The Eatontown Public Schools is a community public school district that serves students in pre-kindergarten through eighth grade from Eatontown in Monmouth County, in the U.S. state of New Jersey. The district includes three elementary schools and a middle school.

As of the 2024–25 school year, the district, comprised of four schools, had an enrollment of 1,022 students and 97.8 classroom teachers (on an FTE basis), for a student–teacher ratio of 10.5:1.

The district had been classified by the New Jersey Department of Education as being in District Factor Group "FG", the fourth-highest of eight groupings.

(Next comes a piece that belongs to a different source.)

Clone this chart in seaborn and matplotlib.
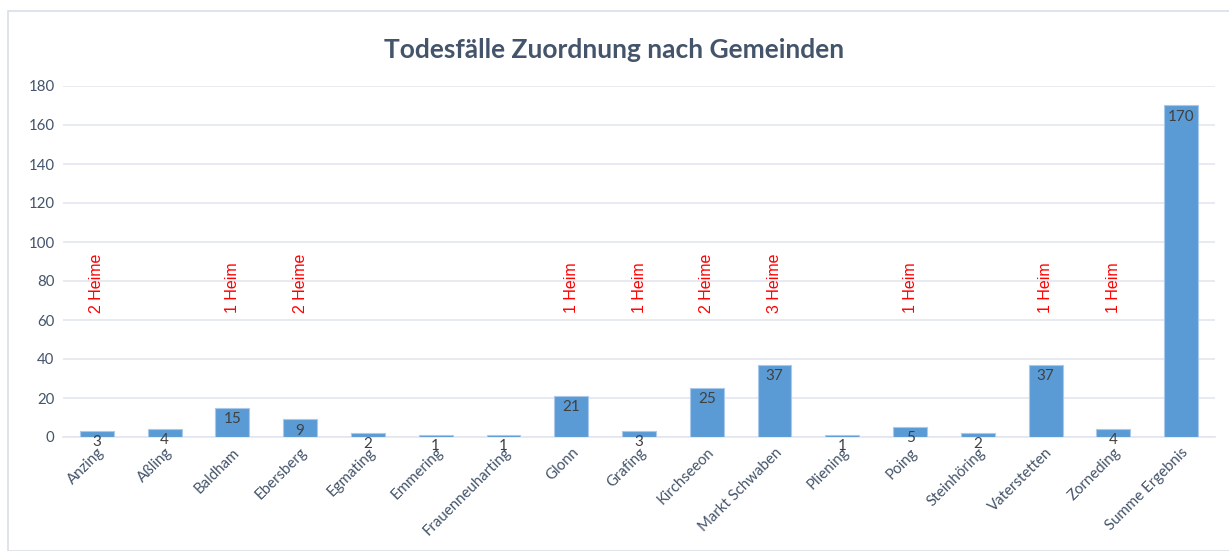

District Factor Groups organize districts statewide to allow comparison by common socioeconomic characteristics of the local districts. From lowest socioeconomic status to highest, the categories are A, B, CD, DE, FG, GH, I and J.

Public school students in ninth through twelfth grades attend Monmouth Regional High School, located in Tinton Falls. The high school is part of the Monmouth Regional High School District, which also serves students from Shrewsbury Township and Tinton Falls. As of the 2024–25 school year, the high school had an enrollment of 891 students and 89.9 classroom teachers (on an FTE basis), for a student–teacher ratio of 9.9:1.
==Schools==
Schools in the district (with 2024–25 enrollment data from the National Center for Education Statistics) are:
- Elementary schools
- Meadowbrook Elementary School with 212 students in grades PreK–1
  - Tiffany Boufford, principal
- Woodmere Elementary School with 235 students in grades PreK and 2–3
  - Megan Okuniewicz, principal
- Margaret L. Vetter Elementary School with 232 students in grades PreK and 4–5
  - Angela Y. Torres, principal
- Middle school
- Memorial Middle School with 270 students in grades 6–8
  - Kristoffer Brogna, principal

==Administration==
Core members of the district's administration are:
- Scott T. McCue, superintendent of schools (since the 2011–12 school year)
- Gregory Hillman, school business administrator and board secretary

==Board of education==
The district's board of education, comprised of nine members, sets policy and oversees the fiscal and educational operation of the district through its administration. As a Type II school district, the board's trustees are elected directly by voters to serve three-year terms of office on a staggered basis, with three seats up for election each year held (since 2012) as part of the November general election. The board appoints a superintendent to oversee the district's day-to-day operations and a business administrator to supervise the business functions of the district.